Küreselleşme sürecinin İslamcılığa sunduğu olanaklar ve getirdiği imkanlar şu şekilde özetlenebilir:
- Ekonomik İmkânlar: Küreselleşme ile birlikte ekonomik faaliyetlerin genişlemesi ve sınırların kalkması, İslamcı gruplara ekonomik olarak güç kazanma fırsatı sunmuştur. Neoliberal politikaların uygulanmasıyla birlikte İslami kesimler, ekonomik alanda güçlenmiş ve sivil toplum kuruluşları aracılığıyla siyasi etki alanlarını genişletmişlerdir.

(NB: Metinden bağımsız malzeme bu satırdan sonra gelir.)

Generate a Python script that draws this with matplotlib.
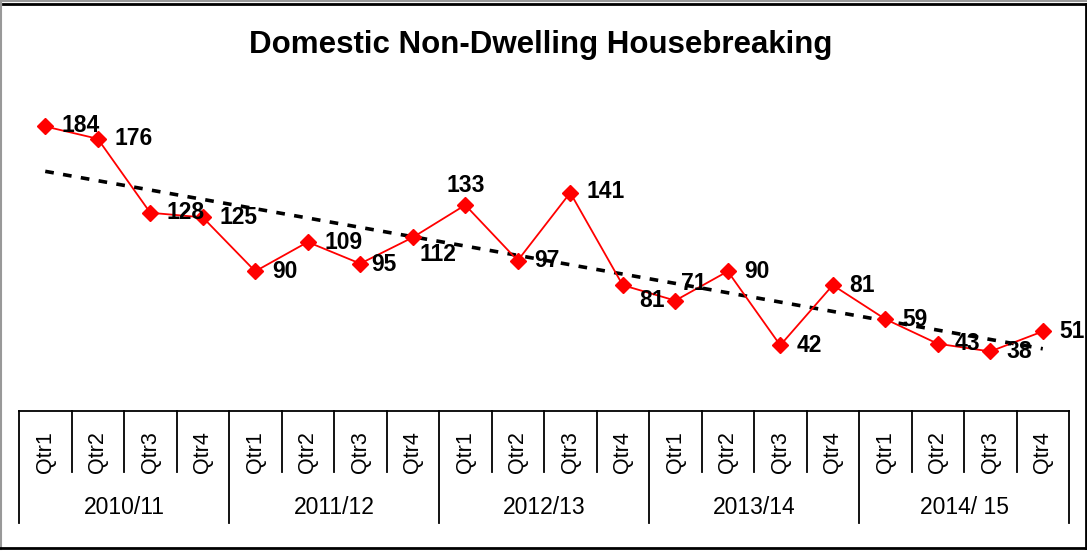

- Siyasal Destek: Ekonomik güçlenme, İslamcı siyasi hareketlere destek sağlamış ve onları siyasi rekabette daha etkin kılmıştır. Ayrıca, İslamcı siyasi aktörler, sisteme içeriden müdahale ederek çıkarlarını en üst düzeye çıkarmışlardır.
- Tüketim ve Kültürel İfade: Küreselleşme ile birlikte çeşitli tüketim ve kültürel seçeneklerin artması, Müslümanların günlük yaşamlarını İslamileştirmelerine yönelik taleplerini karşılamış ve siyasi taleplerini daha fazla vurgulamalarına olanak tanımıştır.
- Uluslararası İletişim: Küresel iletişim ve dolaşım olanakları, Müslümanların birbirleriyle daha fazla etkileşimde bulunmalarını ve küresel topluluklar olarak bir araya gelmelerini kolaylaştırmıştır. Bu da Müslüman toplulukların birbirleriyle daha yakın ilişki kurmalarını sağlamıştır.
- Ulus Devletlerin Zayıflaması: Küreselleşme, ulus devletlerin otoritesini ve egemenliğini aşındırmış ve bu durum İslamcı grupların yönetimlere karşı daha fazla etkinlik kazanmasını sağlamıştır.
- Sivil Toplum Güçlenmesi: Sivil toplum kuruluşları aracılığıyla İslamcılar, toplumsal etkilerini artırmış ve ulusal ve uluslararası düzeyde politikalar üzerinde etkili olmuşlardır.
Ancak, küreselleşmenin İslamcılığa getirdiği dezavantajlar da göz ardı edilmemelidir:
- Kimlik Bölünmeleri ve Melezleşme: Küreselleşme, İslamcılığın bölünmesine ve kimlik krizlerine neden olabilir. İslamcılar arasında ekonomik, siyasi ve kültürel farklılaşmalar meydana gelebilir.
- Bilgi Kirliliği ve Dejenere Olma Riski: İnternet ve diğer iletişim teknolojileri, İslamcılığın özünün bozulmasına ve radikalleşme riskine yol açabilir. Yanlış veya yanıltıcı bilgilerin yayılması, İslamcılığın doğru bir şekilde anlaşılmasını zorlaştırabilir.
- Terörle İlişkilendirilme ve Reddedilme: Terörizmle ilişkilendirilme ve Batı tarafından reddedilme, İslamcılığın toplumlar tarafından olumsuz algılanmasına ve siyasi etkisini azaltmasına neden olabilir.
Sonuç olarak, küreselleşme İslamcılığı hem olumlu hem de olumsuz yönde etkilemiştir. Ancak, İslamcılığın gelecekteki rolü, küreselleşmenin nasıl bir yol izleyeceğine ve İslamcı grupların bu değişen koşullara nasıl uyum sağlayacaklarına bağlı olacaktır.